Task details = Can you set down, exactly as they appear below, the lines from the opening of the material through the one bearing "18, 15.4, 13.9, 13.1, 12.5, 11.8, 10.8, 9.5];", minus the pictures?

Supplied data =
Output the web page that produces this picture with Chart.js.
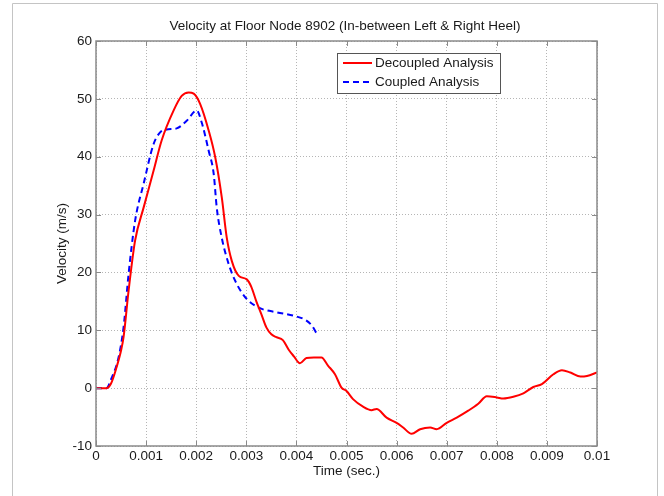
<!DOCTYPE html>
<html>
<head>
<meta charset="utf-8">
<script src="https://cdn.jsdelivr.net/npm/chart.js@4/dist/chart.umd.min.js"></script>
<style>
  html, body { margin: 0; padding: 0; background: #ffffff; }
  #wrap { position: relative; width: 664px; height: 496px; }
  canvas { display: block; }
</style>
</head>
<body>
<div id="wrap"><canvas id="c" width="664" height="496"></canvas></div>
<script>
// ---- Data (time in seconds, velocity in m/s) ----
const decoupledTime = [0, 0.00021, 0.0003, 0.00041, 0.0005, 0.00055, 0.00065, 0.00078, 0.00095, 0.00115,
  0.00131, 0.00155, 0.00171, 0.00185, 0.00195, 0.00208, 0.00225, 0.00238, 0.00251, 0.00261,
  0.00271, 0.00285, 0.00301, 0.0031, 0.0032, 0.0033, 0.0034, 0.0035, 0.0036, 0.00373,
  0.00385, 0.00395, 0.00407, 0.0042, 0.00435, 0.0045, 0.00463, 0.00477, 0.0049, 0.005,
  0.00513, 0.00533, 0.0055, 0.0056, 0.0058, 0.006, 0.00613, 0.0063, 0.00647, 0.00667,
  0.0068, 0.007, 0.0072, 0.00743, 0.00763, 0.0078, 0.008, 0.00813, 0.00833, 0.00853,
  0.00873, 0.0089, 0.00913, 0.0093, 0.00947, 0.00967, 0.0098, 0.01];
const decoupledVel = [0, 0, 0.8, 3.6, 6.5, 8.8, 16.8, 25.5, 31.2, 37.6,
  42.8, 48, 50.5, 51.1, 50.9, 49.1, 44.5, 39.9, 33, 26,
  22, 19.4, 18.8, 17.5, 15, 12.8, 10.5, 9.3, 8.8, 8.3,
  6.6, 5.5, 4.3, 5.2, 5.3, 5.3, 3.9, 2.4, 0.1, -0.5,
  -1.9, -3.2, -3.8, -3.6, -5.1, -6, -6.8, -7.9, -7.1, -6.8,
  -7.1, -6, -5.1, -3.9, -2.7, -1.4, -1.6, -1.8, -1.5, -0.9,
  0.2, 0.7, 2.4, 3.1, 2.7, 2.0, 2.1, 2.7];

const coupledTime = [0, 0.00021, 0.0003, 0.00045, 0.00055, 0.00065, 0.00078, 0.00095, 0.00115, 0.00128,
  0.00141, 0.00161, 0.00181, 0.00201, 0.00211, 0.00225, 0.00235, 0.00241, 0.00251, 0.00265,
  0.00281, 0.00301, 0.00325, 0.00361, 0.00395, 0.00418, 0.00431, 0.0044];
const coupledVel = [0, 0, 1.5, 5.3, 10.5, 19.7, 28.9, 35.3, 42.2, 44.2,
  44.7, 44.9, 46.2, 48, 45.9, 41, 37, 31.2, 26, 21.4,
  18, 15.4, 13.9, 13.1, 12.5, 11.8, 10.8, 9.5];

const seriesNames = ['Decoupled Analysis', 'Coupled Analysis'];
const chartTitle = 'Velocity at Floor Node 8902 (In-between Left & Right Heel)';
const xTitle = 'Time (sec.)';
const yTitle = 'Velocity (m/s)';
const xMin = 0, xMax = 0.01, xStep = 0.001;
const yMin = -10, yMax = 60, yStep = 10;

const FONT = '"Liberation Sans", Arial, Helvetica, sans-serif';
const TEXT = '#1a1a1a';
const FRAME = '#8a8a8a';

function pts(xs, ys) { return xs.map((x, i) => ({ x: x, y: ys[i] })); }

const matlabDecor = {
  id: 'matlabDecor',
  beforeDraw(chart) {
    const ctx = chart.ctx;
    ctx.save();
    ctx.fillStyle = '#ffffff';
    ctx.fillRect(0, 0, chart.width, chart.height);
    // outer figure border
    ctx.strokeStyle = '#c4c4c4';
    ctx.lineWidth = 1;
    ctx.beginPath();
    ctx.moveTo(12.5, 500);
    ctx.lineTo(12.5, 3.5);
    ctx.lineTo(657.5, 3.5);
    ctx.lineTo(657.5, 500);
    ctx.stroke();
    ctx.restore();
  },
  afterDraw(chart) {
    const ctx = chart.ctx;
    const a = chart.chartArea;
    const xs = chart.scales.x, ys = chart.scales.y;
    ctx.save();
    // frame
    ctx.strokeStyle = FRAME;
    ctx.lineWidth = 1.5;
    ctx.strokeRect(a.left, a.top, a.right - a.left, a.bottom - a.top);
    // inward ticks on all sides
    ctx.lineWidth = 1;
    const tl = 5;
    ctx.beginPath();
    xs.ticks.forEach(t => {
      const px = Math.round(xs.getPixelForValue(t.value)) + 0.5;
      ctx.moveTo(px, a.bottom); ctx.lineTo(px, a.bottom - tl);
      ctx.moveTo(px, a.top); ctx.lineTo(px, a.top + tl);
    });
    ys.ticks.forEach(t => {
      const py = Math.round(ys.getPixelForValue(t.value)) + 0.5;
      ctx.moveTo(a.left, py); ctx.lineTo(a.left + tl, py);
      ctx.moveTo(a.right, py); ctx.lineTo(a.right - tl, py);
    });
    ctx.stroke();

    // title and axis titles
    ctx.fillStyle = TEXT;
    ctx.font = '13.5px ' + FONT;
    ctx.textAlign = 'center';
    ctx.textBaseline = 'middle';
    const cx = (a.left + a.right) / 2;
    ctx.fillText(chartTitle, cx - 1.5, a.top - 15);
    ctx.fillText(xTitle, cx, a.bottom + 25);
    ctx.save();
    ctx.translate(a.left - 34, (a.top + a.bottom) / 2);
    ctx.rotate(-Math.PI / 2);
    ctx.fillText(yTitle, 0, 0);
    ctx.restore();

    // legend
    const lx = a.left + 241, ly = a.top + 12, lw = 163, lh = 40;
    ctx.fillStyle = '#ffffff';
    ctx.fillRect(lx, ly, lw, lh);
    ctx.strokeStyle = '#555555';
    ctx.lineWidth = 1;
    ctx.strokeRect(lx + 0.5, ly + 0.5, lw, lh);
    const ds = chart.data.datasets;
    const rows = [ly + 10, ly + 29];
    ds.forEach((d, i) => {
      ctx.strokeStyle = d.borderColor;
      ctx.lineWidth = d.borderWidth;
      ctx.setLineDash(d.borderDash || []);
      ctx.beginPath();
      ctx.moveTo(lx + 6, rows[i]);
      ctx.lineTo(lx + 35, rows[i]);
      ctx.stroke();
      ctx.setLineDash([]);
      ctx.fillStyle = TEXT;
      ctx.textAlign = 'left';
      ctx.fillText(d.label, lx + 38, rows[i] + 0.5);
    });
    ctx.restore();
  }
};

new Chart(document.getElementById('c'), {
  type: 'line',
  data: {
    datasets: [
      {
        label: seriesNames[0],
        data: pts(decoupledTime, decoupledVel),
        borderColor: '#ff0000',
        borderWidth: 2,
        pointRadius: 0,
        fill: false,
        cubicInterpolationMode: 'monotone'
      },
      {
        label: seriesNames[1],
        data: pts(coupledTime, coupledVel),
        borderColor: '#0000ff',
        borderWidth: 2,
        borderDash: [6, 4],
        pointRadius: 0,
        fill: false,
        cubicInterpolationMode: 'monotone'
      }
    ]
  },
  options: {
    responsive: false,
    animation: false,
    devicePixelRatio: 1,
    layout: { padding: { top: 41, right: 67, left: 50, bottom: 0 } },
    plugins: { legend: { display: false }, title: { display: false }, tooltip: { enabled: false } },
    scales: {
      x: {
        type: 'linear',
        min: xMin, max: xMax,
        afterFit(s) { s.height = 50; },
        ticks: {
          stepSize: xStep,
          padding: 2,
          color: TEXT,
          font: { family: FONT, size: 13.5 },
          maxRotation: 0,
          autoSkip: false,
          callback: v => String(Math.round(v * 1000) / 1000)
        },
        grid: { color: '#b5b5b5', lineWidth: 1, drawTicks: false },
        border: { display: false, dash: [1, 2] }
      },
      y: {
        type: 'linear',
        min: yMin, max: yMax,
        afterFit(s) { s.width = 46; },
        ticks: {
          stepSize: yStep,
          padding: 4,
          color: TEXT,
          font: { family: FONT, size: 13.5 }
        },
        grid: { color: '#b5b5b5', lineWidth: 1, drawTicks: false },
        border: { display: false, dash: [1, 2] }
      }
    }
  },
  plugins: [matlabDecor]
});
</script>
</body>
</html>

Result =
Output the web page that produces this picture with Chart.js.
<!DOCTYPE html>
<html>
<head>
<meta charset="utf-8">
<script src="https://cdn.jsdelivr.net/npm/chart.js@4/dist/chart.umd.min.js"></script>
<style>
  html, body { margin: 0; padding: 0; background: #ffffff; }
  #wrap { position: relative; width: 664px; height: 496px; }
  canvas { display: block; }
</style>
</head>
<body>
<div id="wrap"><canvas id="c" width="664" height="496"></canvas></div>
<script>
// ---- Data (time in seconds, velocity in m/s) ----
const decoupledTime = [0, 0.00021, 0.0003, 0.00041, 0.0005, 0.00055, 0.00065, 0.00078, 0.00095, 0.00115,
  0.00131, 0.00155, 0.00171, 0.00185, 0.00195, 0.00208, 0.00225, 0.00238, 0.00251, 0.00261,
  0.00271, 0.00285, 0.00301, 0.0031, 0.0032, 0.0033, 0.0034, 0.0035, 0.0036, 0.00373,
  0.00385, 0.00395, 0.00407, 0.0042, 0.00435, 0.0045, 0.00463, 0.00477, 0.0049, 0.005,
  0.00513, 0.00533, 0.0055, 0.0056, 0.0058, 0.006, 0.00613, 0.0063, 0.00647, 0.00667,
  0.0068, 0.007, 0.0072, 0.00743, 0.00763, 0.0078, 0.008, 0.00813, 0.00833, 0.00853,
  0.00873, 0.0089, 0.00913, 0.0093, 0.00947, 0.00967, 0.0098, 0.01];
const decoupledVel = [0, 0, 0.8, 3.6, 6.5, 8.8, 16.8, 25.5, 31.2, 37.6,
  42.8, 48, 50.5, 51.1, 50.9, 49.1, 44.5, 39.9, 33, 26,
  22, 19.4, 18.8, 17.5, 15, 12.8, 10.5, 9.3, 8.8, 8.3,
  6.6, 5.5, 4.3, 5.2, 5.3, 5.3, 3.9, 2.4, 0.1, -0.5,
  -1.9, -3.2, -3.8, -3.6, -5.1, -6, -6.8, -7.9, -7.1, -6.8,
  -7.1, -6, -5.1, -3.9, -2.7, -1.4, -1.6, -1.8, -1.5, -0.9,
  0.2, 0.7, 2.4, 3.1, 2.7, 2.0, 2.1, 2.7];

const coupledTime = [0, 0.00021, 0.0003, 0.00045, 0.00055, 0.00065, 0.00078, 0.00095, 0.00115, 0.00128,
  0.00141, 0.00161, 0.00181, 0.00201, 0.00211, 0.00225, 0.00235, 0.00241, 0.00251, 0.00265,
  0.00281, 0.00301, 0.00325, 0.00361, 0.00395, 0.00418, 0.00431, 0.0044];
const coupledVel = [0, 0, 1.5, 5.3, 10.5, 19.7, 28.9, 35.3, 42.2, 44.2,
  44.7, 44.9, 46.2, 48, 45.9, 41, 37, 31.2, 26, 21.4,
  18, 15.4, 13.9, 13.1, 12.5, 11.8, 10.8, 9.5];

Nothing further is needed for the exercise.